* THE PROBLEM:
Find all the lines with "this" and gather them.

* BEGIN SUPPLIED INFORMATION *

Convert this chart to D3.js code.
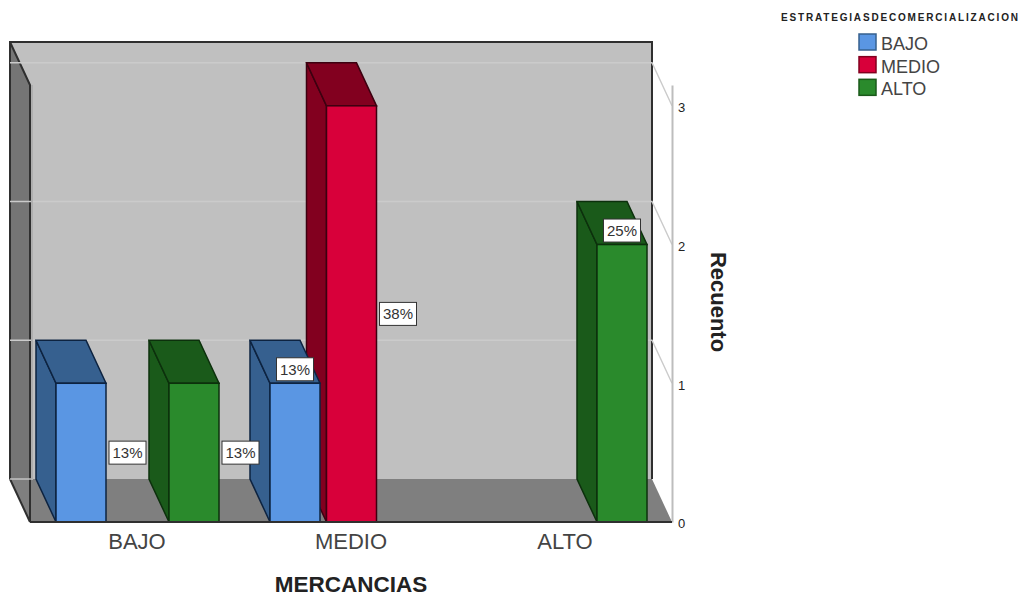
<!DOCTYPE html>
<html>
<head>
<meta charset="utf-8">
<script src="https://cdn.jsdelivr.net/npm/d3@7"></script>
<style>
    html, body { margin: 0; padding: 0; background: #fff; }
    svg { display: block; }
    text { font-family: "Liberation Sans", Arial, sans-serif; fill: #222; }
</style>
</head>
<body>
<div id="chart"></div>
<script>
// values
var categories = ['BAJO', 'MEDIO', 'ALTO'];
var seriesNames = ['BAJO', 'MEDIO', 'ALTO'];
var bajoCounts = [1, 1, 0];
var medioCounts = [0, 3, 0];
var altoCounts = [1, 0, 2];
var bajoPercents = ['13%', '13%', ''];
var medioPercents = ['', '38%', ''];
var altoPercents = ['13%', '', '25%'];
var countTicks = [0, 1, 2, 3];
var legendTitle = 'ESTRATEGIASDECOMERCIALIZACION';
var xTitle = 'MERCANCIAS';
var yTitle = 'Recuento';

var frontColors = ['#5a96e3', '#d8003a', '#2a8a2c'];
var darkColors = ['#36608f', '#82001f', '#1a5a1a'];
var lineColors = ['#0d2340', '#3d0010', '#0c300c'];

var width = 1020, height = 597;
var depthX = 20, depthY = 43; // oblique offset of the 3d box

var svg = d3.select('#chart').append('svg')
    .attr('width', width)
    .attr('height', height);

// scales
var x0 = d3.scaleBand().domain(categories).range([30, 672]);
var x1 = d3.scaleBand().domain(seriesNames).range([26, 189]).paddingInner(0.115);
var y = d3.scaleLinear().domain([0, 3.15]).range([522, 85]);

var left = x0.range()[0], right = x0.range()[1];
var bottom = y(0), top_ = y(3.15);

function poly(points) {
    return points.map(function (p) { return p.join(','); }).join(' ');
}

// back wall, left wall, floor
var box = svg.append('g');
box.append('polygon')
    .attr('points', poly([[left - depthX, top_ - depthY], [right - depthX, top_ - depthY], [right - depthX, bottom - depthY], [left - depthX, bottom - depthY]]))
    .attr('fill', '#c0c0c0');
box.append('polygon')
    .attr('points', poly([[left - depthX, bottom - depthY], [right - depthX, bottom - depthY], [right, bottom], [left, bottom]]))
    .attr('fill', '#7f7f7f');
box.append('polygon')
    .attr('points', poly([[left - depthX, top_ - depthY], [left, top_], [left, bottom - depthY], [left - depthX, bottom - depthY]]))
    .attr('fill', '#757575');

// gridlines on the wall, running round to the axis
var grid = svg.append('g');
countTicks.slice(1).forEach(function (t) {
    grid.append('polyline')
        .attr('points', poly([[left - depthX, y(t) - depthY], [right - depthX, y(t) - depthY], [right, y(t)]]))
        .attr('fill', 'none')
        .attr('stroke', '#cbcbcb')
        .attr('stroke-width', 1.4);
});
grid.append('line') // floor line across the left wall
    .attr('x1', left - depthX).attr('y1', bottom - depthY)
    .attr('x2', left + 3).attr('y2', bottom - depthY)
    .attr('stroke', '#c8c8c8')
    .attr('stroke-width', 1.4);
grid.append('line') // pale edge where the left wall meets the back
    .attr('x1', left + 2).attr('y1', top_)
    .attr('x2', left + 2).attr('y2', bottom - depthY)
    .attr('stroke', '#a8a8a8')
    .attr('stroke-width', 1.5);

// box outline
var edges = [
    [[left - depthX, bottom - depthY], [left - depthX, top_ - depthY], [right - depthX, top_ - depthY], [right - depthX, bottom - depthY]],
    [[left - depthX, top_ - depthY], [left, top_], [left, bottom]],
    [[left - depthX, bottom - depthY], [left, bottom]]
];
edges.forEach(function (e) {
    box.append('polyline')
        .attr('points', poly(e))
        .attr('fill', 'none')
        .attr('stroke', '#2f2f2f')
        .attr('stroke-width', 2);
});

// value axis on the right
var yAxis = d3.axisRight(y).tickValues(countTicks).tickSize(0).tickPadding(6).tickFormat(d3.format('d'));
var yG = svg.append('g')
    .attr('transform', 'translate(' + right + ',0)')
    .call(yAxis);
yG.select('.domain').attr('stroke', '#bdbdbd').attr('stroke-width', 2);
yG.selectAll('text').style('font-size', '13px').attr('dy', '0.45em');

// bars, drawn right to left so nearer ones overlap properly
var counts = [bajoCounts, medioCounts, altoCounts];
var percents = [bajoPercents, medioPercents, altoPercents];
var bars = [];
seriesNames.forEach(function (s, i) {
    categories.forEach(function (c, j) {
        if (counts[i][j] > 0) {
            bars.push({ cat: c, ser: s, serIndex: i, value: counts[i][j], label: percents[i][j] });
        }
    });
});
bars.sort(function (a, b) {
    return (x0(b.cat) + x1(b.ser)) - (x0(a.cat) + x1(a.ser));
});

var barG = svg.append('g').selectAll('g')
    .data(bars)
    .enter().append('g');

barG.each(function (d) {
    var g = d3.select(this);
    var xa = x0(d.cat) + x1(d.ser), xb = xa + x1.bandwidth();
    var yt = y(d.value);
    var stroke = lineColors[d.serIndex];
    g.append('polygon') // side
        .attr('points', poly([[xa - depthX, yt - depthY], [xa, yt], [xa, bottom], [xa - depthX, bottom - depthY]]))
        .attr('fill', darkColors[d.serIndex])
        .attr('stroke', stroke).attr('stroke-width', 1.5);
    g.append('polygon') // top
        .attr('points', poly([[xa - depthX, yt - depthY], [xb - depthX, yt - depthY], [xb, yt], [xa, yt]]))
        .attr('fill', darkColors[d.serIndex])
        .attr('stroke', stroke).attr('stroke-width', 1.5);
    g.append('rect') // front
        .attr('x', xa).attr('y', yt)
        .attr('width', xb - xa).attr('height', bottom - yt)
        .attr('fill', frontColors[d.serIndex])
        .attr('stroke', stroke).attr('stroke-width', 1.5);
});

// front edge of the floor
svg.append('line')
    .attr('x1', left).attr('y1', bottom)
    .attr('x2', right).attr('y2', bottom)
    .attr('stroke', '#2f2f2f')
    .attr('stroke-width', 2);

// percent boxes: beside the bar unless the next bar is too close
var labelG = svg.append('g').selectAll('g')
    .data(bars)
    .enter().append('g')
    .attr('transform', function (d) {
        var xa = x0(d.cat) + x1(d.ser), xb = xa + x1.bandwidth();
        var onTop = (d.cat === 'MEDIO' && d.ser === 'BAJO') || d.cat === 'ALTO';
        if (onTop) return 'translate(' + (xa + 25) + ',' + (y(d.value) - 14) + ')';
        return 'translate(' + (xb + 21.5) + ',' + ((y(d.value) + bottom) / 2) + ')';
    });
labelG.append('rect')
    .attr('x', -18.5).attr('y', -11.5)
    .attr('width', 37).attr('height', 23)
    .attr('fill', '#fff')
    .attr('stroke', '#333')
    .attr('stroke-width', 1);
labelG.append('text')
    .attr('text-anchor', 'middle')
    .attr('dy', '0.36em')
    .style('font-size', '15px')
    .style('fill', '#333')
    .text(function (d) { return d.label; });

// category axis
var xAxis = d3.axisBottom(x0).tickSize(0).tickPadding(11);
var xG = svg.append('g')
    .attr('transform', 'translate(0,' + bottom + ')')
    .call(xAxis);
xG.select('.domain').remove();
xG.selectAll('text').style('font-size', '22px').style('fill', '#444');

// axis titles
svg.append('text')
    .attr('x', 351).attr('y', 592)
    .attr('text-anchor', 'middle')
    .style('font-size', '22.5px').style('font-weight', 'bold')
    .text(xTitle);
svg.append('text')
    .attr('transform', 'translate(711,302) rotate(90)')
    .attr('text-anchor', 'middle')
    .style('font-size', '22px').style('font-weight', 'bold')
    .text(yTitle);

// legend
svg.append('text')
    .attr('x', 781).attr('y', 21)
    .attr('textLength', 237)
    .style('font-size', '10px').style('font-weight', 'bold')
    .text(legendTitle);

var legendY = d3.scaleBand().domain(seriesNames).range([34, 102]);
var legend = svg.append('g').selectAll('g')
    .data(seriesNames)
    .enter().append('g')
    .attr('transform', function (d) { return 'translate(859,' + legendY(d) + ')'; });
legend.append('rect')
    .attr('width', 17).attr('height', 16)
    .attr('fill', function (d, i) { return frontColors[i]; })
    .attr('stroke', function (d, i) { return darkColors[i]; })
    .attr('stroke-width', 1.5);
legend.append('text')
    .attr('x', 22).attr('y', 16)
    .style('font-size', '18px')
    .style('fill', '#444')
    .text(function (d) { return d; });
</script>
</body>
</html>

* END SUPPLIED INFORMATION *

* REPLY:
Convert this chart to D3.js code.
    var g = d3.select(this);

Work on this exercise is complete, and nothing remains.